**Your objective**:
Set down the material below in full, matching it exactly.

··········

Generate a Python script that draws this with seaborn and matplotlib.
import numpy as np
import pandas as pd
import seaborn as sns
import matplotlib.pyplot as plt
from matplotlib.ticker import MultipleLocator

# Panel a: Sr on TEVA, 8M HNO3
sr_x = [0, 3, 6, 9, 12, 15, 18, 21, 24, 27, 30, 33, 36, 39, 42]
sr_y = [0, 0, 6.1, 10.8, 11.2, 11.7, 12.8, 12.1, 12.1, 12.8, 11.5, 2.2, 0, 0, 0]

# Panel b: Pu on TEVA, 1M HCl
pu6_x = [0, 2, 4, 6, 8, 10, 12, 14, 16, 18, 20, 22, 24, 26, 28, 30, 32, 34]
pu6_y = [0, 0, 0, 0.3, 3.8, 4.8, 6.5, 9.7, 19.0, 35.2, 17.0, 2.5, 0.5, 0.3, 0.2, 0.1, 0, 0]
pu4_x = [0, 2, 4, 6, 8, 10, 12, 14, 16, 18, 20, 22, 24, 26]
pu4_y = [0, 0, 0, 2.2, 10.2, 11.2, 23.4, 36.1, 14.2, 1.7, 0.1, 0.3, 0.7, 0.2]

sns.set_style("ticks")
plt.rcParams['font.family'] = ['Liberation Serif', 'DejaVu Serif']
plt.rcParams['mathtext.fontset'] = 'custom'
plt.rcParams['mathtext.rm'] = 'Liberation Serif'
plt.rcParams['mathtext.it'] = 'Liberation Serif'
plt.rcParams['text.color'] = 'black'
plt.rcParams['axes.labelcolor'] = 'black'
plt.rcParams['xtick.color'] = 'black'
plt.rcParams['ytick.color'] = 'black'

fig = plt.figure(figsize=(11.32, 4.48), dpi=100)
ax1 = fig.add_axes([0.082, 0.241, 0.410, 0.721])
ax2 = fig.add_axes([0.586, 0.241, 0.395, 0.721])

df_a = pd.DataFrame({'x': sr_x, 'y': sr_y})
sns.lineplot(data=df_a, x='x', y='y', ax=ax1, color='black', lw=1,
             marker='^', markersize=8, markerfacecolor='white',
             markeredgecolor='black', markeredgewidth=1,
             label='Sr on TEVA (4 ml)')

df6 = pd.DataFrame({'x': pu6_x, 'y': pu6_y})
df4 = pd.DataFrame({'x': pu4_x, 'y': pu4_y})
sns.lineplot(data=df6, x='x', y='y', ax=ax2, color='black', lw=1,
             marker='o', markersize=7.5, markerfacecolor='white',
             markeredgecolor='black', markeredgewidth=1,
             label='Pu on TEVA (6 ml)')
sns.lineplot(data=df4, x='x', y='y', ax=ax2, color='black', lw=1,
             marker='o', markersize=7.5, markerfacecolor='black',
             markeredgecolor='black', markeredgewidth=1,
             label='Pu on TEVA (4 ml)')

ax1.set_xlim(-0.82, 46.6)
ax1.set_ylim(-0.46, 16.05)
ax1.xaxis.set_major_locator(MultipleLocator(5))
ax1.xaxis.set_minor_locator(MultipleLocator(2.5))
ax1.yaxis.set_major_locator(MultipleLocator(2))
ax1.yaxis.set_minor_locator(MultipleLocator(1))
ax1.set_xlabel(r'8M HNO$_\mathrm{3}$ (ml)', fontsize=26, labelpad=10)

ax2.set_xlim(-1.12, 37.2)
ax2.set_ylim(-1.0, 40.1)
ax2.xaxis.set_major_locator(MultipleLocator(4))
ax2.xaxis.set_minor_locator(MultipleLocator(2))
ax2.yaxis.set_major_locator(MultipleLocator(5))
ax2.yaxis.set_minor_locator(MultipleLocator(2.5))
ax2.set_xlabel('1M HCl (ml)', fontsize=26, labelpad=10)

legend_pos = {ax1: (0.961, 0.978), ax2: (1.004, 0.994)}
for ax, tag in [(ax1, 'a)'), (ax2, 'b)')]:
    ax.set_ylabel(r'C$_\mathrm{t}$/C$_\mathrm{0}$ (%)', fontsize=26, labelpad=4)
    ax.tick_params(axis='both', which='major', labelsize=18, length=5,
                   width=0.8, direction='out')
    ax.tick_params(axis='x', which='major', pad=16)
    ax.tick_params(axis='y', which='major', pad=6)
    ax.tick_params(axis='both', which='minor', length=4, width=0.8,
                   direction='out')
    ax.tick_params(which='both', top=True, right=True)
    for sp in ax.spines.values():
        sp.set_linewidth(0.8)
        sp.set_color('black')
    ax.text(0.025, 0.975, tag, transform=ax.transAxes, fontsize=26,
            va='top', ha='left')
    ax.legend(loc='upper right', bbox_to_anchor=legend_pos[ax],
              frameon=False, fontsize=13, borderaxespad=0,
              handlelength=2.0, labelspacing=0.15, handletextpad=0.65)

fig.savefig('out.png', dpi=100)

··········

**Result of the task**:
Generate a Python script that draws this with seaborn and matplotlib.
import numpy as np
import pandas as pd
import seaborn as sns
import matplotlib.pyplot as plt
from matplotlib.ticker import MultipleLocator

# Panel a: Sr on TEVA, 8M HNO3
sr_x = [0, 3, 6, 9, 12, 15, 18, 21, 24, 27, 30, 33, 36, 39, 42]
sr_y = [0, 0, 6.1, 10.8, 11.2, 11.7, 12.8, 12.1, 12.1, 12.8, 11.5, 2.2, 0, 0, 0]

# Panel b: Pu on TEVA, 1M HCl
pu6_x = [0, 2, 4, 6, 8, 10, 12, 14, 16, 18, 20, 22, 24, 26, 28, 30, 32, 34]
pu6_y = [0, 0, 0, 0.3, 3.8, 4.8, 6.5, 9.7, 19.0, 35.2, 17.0, 2.5, 0.5, 0.3, 0.2, 0.1, 0, 0]
pu4_x = [0, 2, 4, 6, 8, 10, 12, 14, 16, 18, 20, 22, 24, 26]
pu4_y = [0, 0, 0, 2.2, 10.2, 11.2, 23.4, 36.1, 14.2, 1.7, 0.1, 0.3, 0.7, 0.2]

sns.set_style("ticks")
plt.rcParams['font.family'] = ['Liberation Serif', 'DejaVu Serif']
plt.rcParams['mathtext.fontset'] = 'custom'
plt.rcParams['mathtext.rm'] = 'Liberation Serif'
plt.rcParams['mathtext.it'] = 'Liberation Serif'
plt.rcParams['text.color'] = 'black'
plt.rcParams['axes.labelcolor'] = 'black'
plt.rcParams['xtick.color'] = 'black'
plt.rcParams['ytick.color'] = 'black'

fig = plt.figure(figsize=(11.32, 4.48), dpi=100)
ax1 = fig.add_axes([0.082, 0.241, 0.410, 0.721])
ax2 = fig.add_axes([0.586, 0.241, 0.395, 0.721])

df_a = pd.DataFrame({'x': sr_x, 'y': sr_y})
sns.lineplot(data=df_a, x='x', y='y', ax=ax1, color='black', lw=1,
             marker='^', markersize=8, markerfacecolor='white',
             markeredgecolor='black', markeredgewidth=1,
             label='Sr on TEVA (4 ml)')

df6 = pd.DataFrame({'x': pu6_x, 'y': pu6_y})
df4 = pd.DataFrame({'x': pu4_x, 'y': pu4_y})
sns.lineplot(data=df6, x='x', y='y', ax=ax2, color='black', lw=1,
             marker='o', markersize=7.5, markerfacecolor='white',
             markeredgecolor='black', markeredgewidth=1,
             label='Pu on TEVA (6 ml)')
sns.lineplot(data=df4, x='x', y='y', ax=ax2, color='black', lw=1,
             marker='o', markersize=7.5, markerfacecolor='black',
             markeredgecolor='black', markeredgewidth=1,
             label='Pu on TEVA (4 ml)')

ax1.set_xlim(-0.82, 46.6)
ax1.set_ylim(-0.46, 16.05)
ax1.xaxis.set_major_locator(MultipleLocator(5))
ax1.xaxis.set_minor_locator(MultipleLocator(2.5))
ax1.yaxis.set_major_locator(MultipleLocator(2))
ax1.yaxis.set_minor_locator(MultipleLocator(1))
ax1.set_xlabel(r'8M HNO$_\mathrm{3}$ (ml)', fontsize=26, labelpad=10)

ax2.set_xlim(-1.12, 37.2)
ax2.set_ylim(-1.0, 40.1)
ax2.xaxis.set_major_locator(MultipleLocator(4))
ax2.xaxis.set_minor_locator(MultipleLocator(2))
ax2.yaxis.set_major_locator(MultipleLocator(5))
ax2.yaxis.set_minor_locator(MultipleLocator(2.5))
ax2.set_xlabel('1M HCl (ml)', fontsize=26, labelpad=10)

legend_pos = {ax1: (0.961, 0.978), ax2: (1.004, 0.994)}
for ax, tag in [(ax1, 'a)'), (ax2, 'b)')]:
    ax.set_ylabel(r'C$_\mathrm{t}$/C$_\mathrm{0}$ (%)', fontsize=26, labelpad=4)
    ax.tick_params(axis='both', which='major', labelsize=18, length=5,
                   width=0.8, direction='out')
    ax.tick_params(axis='x', which='major', pad=16)
    ax.tick_params(axis='y', which='major', pad=6)
    ax.tick_params(axis='both', which='minor', length=4, width=0.8,
                   direction='out')
    ax.tick_params(which='both', top=True, right=True)
    for sp in ax.spines.values():
        sp.set_linewidth(0.8)
        sp.set_color('black')
    ax.text(0.025, 0.975, tag, transform=ax.transAxes, fontsize=26,
            va='top', ha='left')
    ax.legend(loc='upper right', bbox_to_anchor=legend_pos[ax],
              frameon=False, fontsize=13, borderaxespad=0,
              handlelength=2.0, labelspacing=0.15, handletextpad=0.65)

fig.savefig('out.png', dpi=100)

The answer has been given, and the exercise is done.